== PROVIDED DATA ==
== == ==

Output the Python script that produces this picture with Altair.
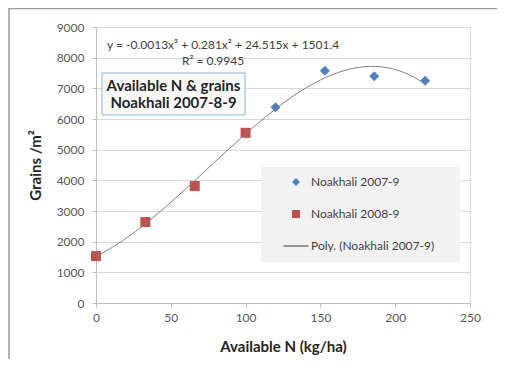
import altair as alt
import pandas as pd

# Data
series_names = ["Noakhali 2007-9", "Noakhali 2008-9", "Poly. (Noakhali 2007-9)"]
x_2007 = [120, 153, 186, 220]
y_2007 = [6380, 7575, 7390, 7250]
x_2008 = [0, 33, 66, 100]
y_2008 = [1530, 2640, 3815, 5550]
x_ticks = [0, 50, 100, 150, 200, 250]
y_ticks = [0, 1000, 2000, 3000, 4000, 5000, 6000, 7000, 8000, 9000]

df = pd.DataFrame({
    "x": x_2007 + x_2008,
    "y": y_2007 + y_2008,
    "series": [series_names[0]] * len(x_2007) + [series_names[1]] * len(x_2008),
})

FONT = "Lato"
W, H = 374, 276

line_path = "M-3.1,-0.13H3.1V0.13H-3.1Z"

xscale = alt.Scale(domain=[0, 250], nice=False)
yscale = alt.Scale(domain=[0, 9000], nice=False)

x_enc = alt.X("x:Q", scale=xscale, axis=alt.Axis(
    values=x_ticks, title="Available N (kg/ha)", grid=False, format="d",
    labelFont=FONT, labelFontSize=12, labelColor="#595959",
    titleFont=FONT, titleFontSize=15, titleFontWeight="bold", titleColor="#262626",
    titlePadding=16, labelPadding=5, tickSize=4, tickColor="#bfbfbf",
    domainColor="#bfbfbf", labelFlush=False, labelOverlap=False))
y_enc = alt.Y("y:Q", scale=yscale, axis=alt.Axis(
    values=y_ticks, title="Grains /m²", grid=True, gridColor="#d9d9d9", format="d",
    labelFont=FONT, labelFontSize=12, labelColor="#595959",
    titleFont=FONT, titleFontSize=15, titleFontWeight="bold", titleColor="#262626",
    titlePadding=13, labelPadding=8, tickSize=4, tickColor="#bfbfbf",
    domainColor="#bfbfbf", labelOverlap=False))

base = alt.Chart(df)

points = base.mark_point(filled=True, size=100, opacity=1).encode(
    x=x_enc,
    y=y_enc,
    color=alt.Color("series:N", scale=alt.Scale(domain=series_names,
                                                range=["#4f81bd", "#c0504d", "#404040"]),
                    legend=alt.Legend(title=None, orient="none", legendX=200 - 4 - 23, legendY=140 + 9,
                                      symbolSize=64, symbolStrokeWidth=0, symbolOffset=21,
                                      labelOffset=9, labelFont=FONT, labelFontSize=12,
                                      labelColor="#404040", rowPadding=20, padding=0)),
    shape=alt.Shape("series:N", scale=alt.Scale(domain=series_names,
                                                range=["diamond", "square", line_path]),
                    legend=None),
)

trend = base.transform_regression(
    "x", "y", method="poly", order=3, extent=[0, 220]
).mark_line(color="#7f7f7f", strokeWidth=1).encode(x=x_enc, y=y_enc)

one = pd.DataFrame({"a": [0]})

legend_bg = alt.Chart(one).mark_rect(fill="#f2f2f2").encode(
    x=alt.value(165), x2=alt.value(364), y=alt.value(140), y2=alt.value(235))

note_box = alt.Chart(one).mark_rect(
    fill="#fafafa", stroke="#8db3e2", strokeWidth=1).encode(
    x=alt.value(6), x2=alt.value(149), y=alt.value(46), y2=alt.value(88))

note_text = alt.Chart(pd.DataFrame({"t": [["Available N & grains", "Noakhali 2007-8-9"]]})).mark_text(
    font=FONT, fontSize=15, fontWeight="bold", color="#262626", align="center",
    baseline="middle", lineHeight=17).encode(
    x=alt.value(77.5), y=alt.value(58.5), text="t")

eq_text = alt.Chart(pd.DataFrame({"t": ["y = -0.0013x³ + 0.281x² + 24.515x + 1501.4"]})).mark_text(
    font=FONT, fontSize=12, color="#404040", align="left", baseline="middle").encode(
    x=alt.value(11), y=alt.value(18), text="t")

r2_text = alt.Chart(pd.DataFrame({"t": ["R² = 0.9945"]})).mark_text(
    font=FONT, fontSize=12, color="#404040", align="center", baseline="middle").encode(
    x=alt.value(117), y=alt.value(34), text="t")

frame = alt.Chart(one).mark_rect(fill=None, stroke="#999999", strokeWidth=1.5).encode(
    x=alt.value(-87), x2=alt.value(520), y=alt.value(-18.5), y2=alt.value(420))

chart = alt.layer(
    frame, legend_bg, points, trend, note_box, note_text, eq_text, r2_text
).properties(
    width=W, height=H,
    autosize=alt.AutoSizeParams(type="none"),
    padding={"left": 88, "top": 19, "right": 27, "bottom": 56},
).configure_view(stroke=None).configure(background="white")

chart.save("out.html", embed_options={"renderer": "svg", "actions": False})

== == ==

== WHAT IS NEEDED ==
Print the complete listing exactly as it stands, without its pictures.

== RESPONSE TO THE TASK ==
Output the Python script that produces this picture with Altair.
import altair as alt
import pandas as pd

# Data
series_names = ["Noakhali 2007-9", "Noakhali 2008-9", "Poly. (Noakhali 2007-9)"]
x_2007 = [120, 153, 186, 220]
y_2007 = [6380, 7575, 7390, 7250]
x_2008 = [0, 33, 66, 100]
y_2008 = [1530, 2640, 3815, 5550]
x_ticks = [0, 50, 100, 150, 200, 250]
y_ticks = [0, 1000, 2000, 3000, 4000, 5000, 6000, 7000, 8000, 9000]

df = pd.DataFrame({
    "x": x_2007 + x_2008,
    "y": y_2007 + y_2008,
    "series": [series_names[0]] * len(x_2007) + [series_names[1]] * len(x_2008),
})

FONT = "Lato"
W, H = 374, 276

line_path = "M-3.1,-0.13H3.1V0.13H-3.1Z"

xscale = alt.Scale(domain=[0, 250], nice=False)
yscale = alt.Scale(domain=[0, 9000], nice=False)

x_enc = alt.X("x:Q", scale=xscale, axis=alt.Axis(
    values=x_ticks, title="Available N (kg/ha)", grid=False, format="d",
    labelFont=FONT, labelFontSize=12, labelColor="#595959",
    titleFont=FONT, titleFontSize=15, titleFontWeight="bold", titleColor="#262626",
    titlePadding=16, labelPadding=5, tickSize=4, tickColor="#bfbfbf",
    domainColor="#bfbfbf", labelFlush=False, labelOverlap=False))
y_enc = alt.Y("y:Q", scale=yscale, axis=alt.Axis(
    values=y_ticks, title="Grains /m²", grid=True, gridColor="#d9d9d9", format="d",
    labelFont=FONT, labelFontSize=12, labelColor="#595959",
    titleFont=FONT, titleFontSize=15, titleFontWeight="bold", titleColor="#262626",
    titlePadding=13, labelPadding=8, tickSize=4, tickColor="#bfbfbf",
    domainColor="#bfbfbf", labelOverlap=False))

base = alt.Chart(df)

points = base.mark_point(filled=True, size=100, opacity=1).encode(
    x=x_enc,
    y=y_enc,
    color=alt.Color("series:N", scale=alt.Scale(domain=series_names,
                                                range=["#4f81bd", "#c0504d", "#404040"]),
                    legend=alt.Legend(title=None, orient="none", legendX=200 - 4 - 23, legendY=140 + 9,
                                      symbolSize=64, symbolStrokeWidth=0, symbolOffset=21,
                                      labelOffset=9, labelFont=FONT, labelFontSize=12,
                                      labelColor="#404040", rowPadding=20, padding=0)),
    shape=alt.Shape("series:N", scale=alt.Scale(domain=series_names,
                                                range=["diamond", "square", line_path]),
                    legend=None),
)

trend = base.transform_regression(
    "x", "y", method="poly", order=3, extent=[0, 220]
).mark_line(color="#7f7f7f", strokeWidth=1).encode(x=x_enc, y=y_enc)

one = pd.DataFrame({"a": [0]})

legend_bg = alt.Chart(one).mark_rect(fill="#f2f2f2").encode(
    x=alt.value(165), x2=alt.value(364), y=alt.value(140), y2=alt.value(235))

note_box = alt.Chart(one).mark_rect(
    fill="#fafafa", stroke="#8db3e2", strokeWidth=1).encode(
    x=alt.value(6), x2=alt.value(149), y=alt.value(46), y2=alt.value(88))

note_text = alt.Chart(pd.DataFrame({"t": [["Available N & grains", "Noakhali 2007-8-9"]]})).mark_text(
    font=FONT, fontSize=15, fontWeight="bold", color="#262626", align="center",
    baseline="middle", lineHeight=17).encode(
    x=alt.value(77.5), y=alt.value(58.5), text="t")

eq_text = alt.Chart(pd.DataFrame({"t": ["y = -0.0013x³ + 0.281x² + 24.515x + 1501.4"]})).mark_text(
    font=FONT, fontSize=12, color="#404040", align="left", baseline="middle").encode(
    x=alt.value(11), y=alt.value(18), text="t")

r2_text = alt.Chart(pd.DataFrame({"t": ["R² = 0.9945"]})).mark_text(
    font=FONT, fontSize=12, color="#404040", align="center", baseline="middle").encode(
    x=alt.value(117), y=alt.value(34), text="t")

frame = alt.Chart(one).mark_rect(fill=None, stroke="#999999", strokeWidth=1.5).encode(
    x=alt.value(-87), x2=alt.value(520), y=alt.value(-18.5), y2=alt.value(420))

chart = alt.layer(
    frame, legend_bg, points, trend, note_box, note_text, eq_text, r2_text
).properties(
    width=W, height=H,
    autosize=alt.AutoSizeParams(type="none"),
    padding={"left": 88, "top": 19, "right": 27, "bottom": 56},
).configure_view(stroke=None).configure(background="white")

chart.save("out.html", embed_options={"renderer": "svg", "actions": False})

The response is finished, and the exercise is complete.